На сей раз Феогност пробыл в польских и литовских землях около трех лет. Сюда, на Волынь, приезжали к нему на поставление тверской владыка Феодор (1330), новгородский архиепископ Василий Калика (1331), псковский кандидат в епископы Арсений (1331). В 1332 году митрополит ездил по церковным делам в Константинополь и Орду. Лишь в 1333 году он вновь появился в Северо-Восточной Руси (10, 346).

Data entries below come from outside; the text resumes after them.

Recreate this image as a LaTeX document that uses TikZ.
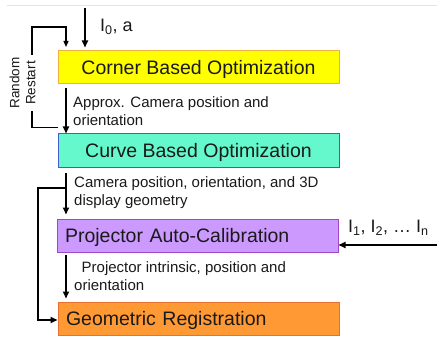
\documentclass[tikz,border=0pt]{standalone}
\usepackage{fontspec}
\setmainfont{Liberation Sans}
\usetikzlibrary{arrows.meta,calc}
\definecolor{txt}{HTML}{1A1A1A}
\definecolor{yfill}{HTML}{FFFF00}
\definecolor{ydraw}{HTML}{F0B040}
\definecolor{cfill}{HTML}{64F8CC}
\definecolor{cdraw}{HTML}{4060D0}
\definecolor{pfill}{HTML}{CC99FF}
\definecolor{pdraw}{HTML}{A048C8}
\definecolor{gfill}{HTML}{FF9933}
\definecolor{gdraw}{HTML}{E87030}
\definecolor{topline}{HTML}{E4E4E4}
\begin{document}
\begin{tikzpicture}[x=1pt,y=-1pt,
  box/.style={draw, line width=1pt, minimum width=281pt, minimum height=33pt,
    inner sep=0pt, font=\fontsize{19.5}{22}\selectfont, text height=14pt,
    text depth=0pt, text=txt},
  leftbox/.style={box, align=left, text width=265pt, inner xsep=8pt},
  lbl/.style={font=\fontsize{15}{18}\selectfont, align=left, anchor=base west,
    inner sep=0pt, text=txt},
  arr/.style={line width=1.6pt, -{Triangle[length=7pt,width=6pt]}},
  thinarr/.style={line width=1.2pt, -{Triangle[length=6pt,width=5pt]}},
]
\useasboundingbox (0,0) rectangle (437,337);
\draw[topline, line width=1pt] (7,5.5) coordinate (tl) -- (437,5.5) coordinate (tr);

\node[box, fill=yfill, draw=ydraw] (corner) at (198.5,67.5) {Corner Based Optimization};
\node[box, fill=cfill, draw=cdraw] (curve) at (198.5,150.5) {Curve Based Optimization};
\node[leftbox, fill=pfill, draw=pdraw] (proj) at (197.5,235.5) {Projector Auto-Calibration};
\node[leftbox, fill=gfill, draw=gdraw] (geo) at (198.5,318.5) {Geometric Registration};

% input I0, a
\coordinate (in0) at (85,8);
\draw[arr, shorten >=3pt] (in0) -- (in0 |- corner.north);
\node[lbl, font=\fontsize{18}{20}\selectfont] (i0) at (100,32) {I\textsubscript{0}, a};

% random restart loop
\coordinate (rs) at ($(curve.north west)+(0,-6)$);
\coordinate (rtop) at (32,27);
\coordinate (rend) at (66,51);
\draw[thinarr, shorten >=4pt] (rs) -- (rtop |- rs) -- (rtop) -| (rend);
\node[font=\fontsize{13.5}{16}\selectfont, align=center, rotate=90, text=txt,
  fill=white, inner xsep=2pt, inner ysep=0pt] (rr) at (22.5,83) {Random\\Restart};

% corner -> curve
\coordinate (a1) at (66,84);
\draw[arr, shorten <=4pt] (a1) -- (a1 |- curve.north);
\node[lbl] (l1) at (73,125) {Approx. Camera position and\\orientation};

% curve -> projector
\coordinate (a2) at (66,167);
\draw[arr, shorten <=6pt, shorten >=4pt] (a2) -- (a2 |- proj.north);
\node[lbl] (l2) at (74,205.5) {Camera position, orientation, and 3D\\display geometry};

% bypass curve -> geometric
\coordinate (bp) at (66,188);
\coordinate (bl) at (38,320);
\draw[arr] (bp) -- (bl |- bp) -- (bl) -- (geo.west |- bl);

% projector -> geometric
\coordinate (a3) at (66,252);
\draw[arr, shorten <=3pt, shorten >=3pt] (a3) -- (a3 |- geo.north);
\node[lbl] (l3) at (74,290) {\hspace*{7.5pt}Projector intrinsic, position and\\orientation};

% I1..In input
\coordinate (inn) at (437,245);
\draw[arr] (inn) -- (proj.east |- inn);
\node[lbl, font=\fontsize{18}{20}\selectfont] (in) at (348,232.5) {I\textsubscript{1}, I\textsubscript{2}, … I\textsubscript{n}};
\end{tikzpicture}
\end{document}
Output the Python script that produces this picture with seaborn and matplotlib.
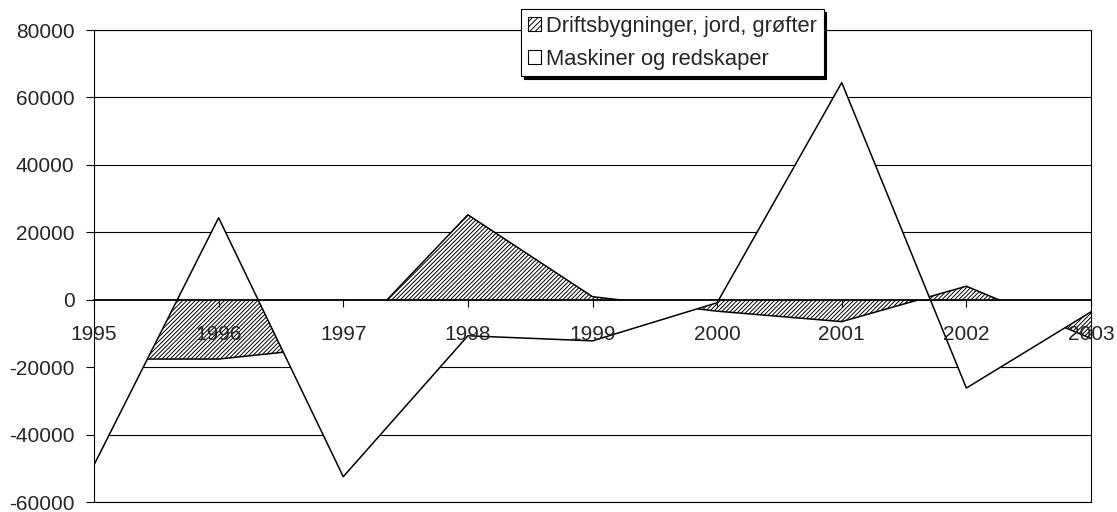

Отъезд митрополита весной 1330 года и его долгое отсутствие во многом объяснялось церковно-политической борьбой того времени. Перенос митрополичьей резиденции из Киева во Владимир-на-Клязьме в 1299 году неизбежно должен был повлечь за собой всплеск недовольства и сепаратистских настроений на юге Руси. Митрополит Максим, конечно, понимал это. Не случайно он первым среди русских святителей прибавил к своему титулу «митрополит Киевский» красноречивое дополнение «и всея Руси». И все же ему не удалось избежать раскола. Уже в 1303 году шесть епархий Галицко-Волынской Руси – галицкая, перемышльская, владимиро-волынская, луцкая, холмская и туровская – образовали самостоятельную, независимую от владимирской митрополию. Поставление первого галицкого митрополита Нифонта, несомненно, было поддержано галицким князем Юрием Львовичем, внуком знаменитого воителя Даниила Галицкого. Константинопольский патриарх Афанасий счел за лучшее признать новую митрополию. С этого момента и на протяжении более чем ста лет борьба против выделения самостоятельной галицкой митрополии становится постоянной заботой великорусских иерархов. Их задача все более и более осложнялась по мере перехода власти в Галицко-Волынской земле из рук Рюриковичей в руки князей литовского и польского происхождения, совершавшегося в первой трети XIV века. Правители Литвы и Польши хотели иметь своих людей и во главе православной церкви.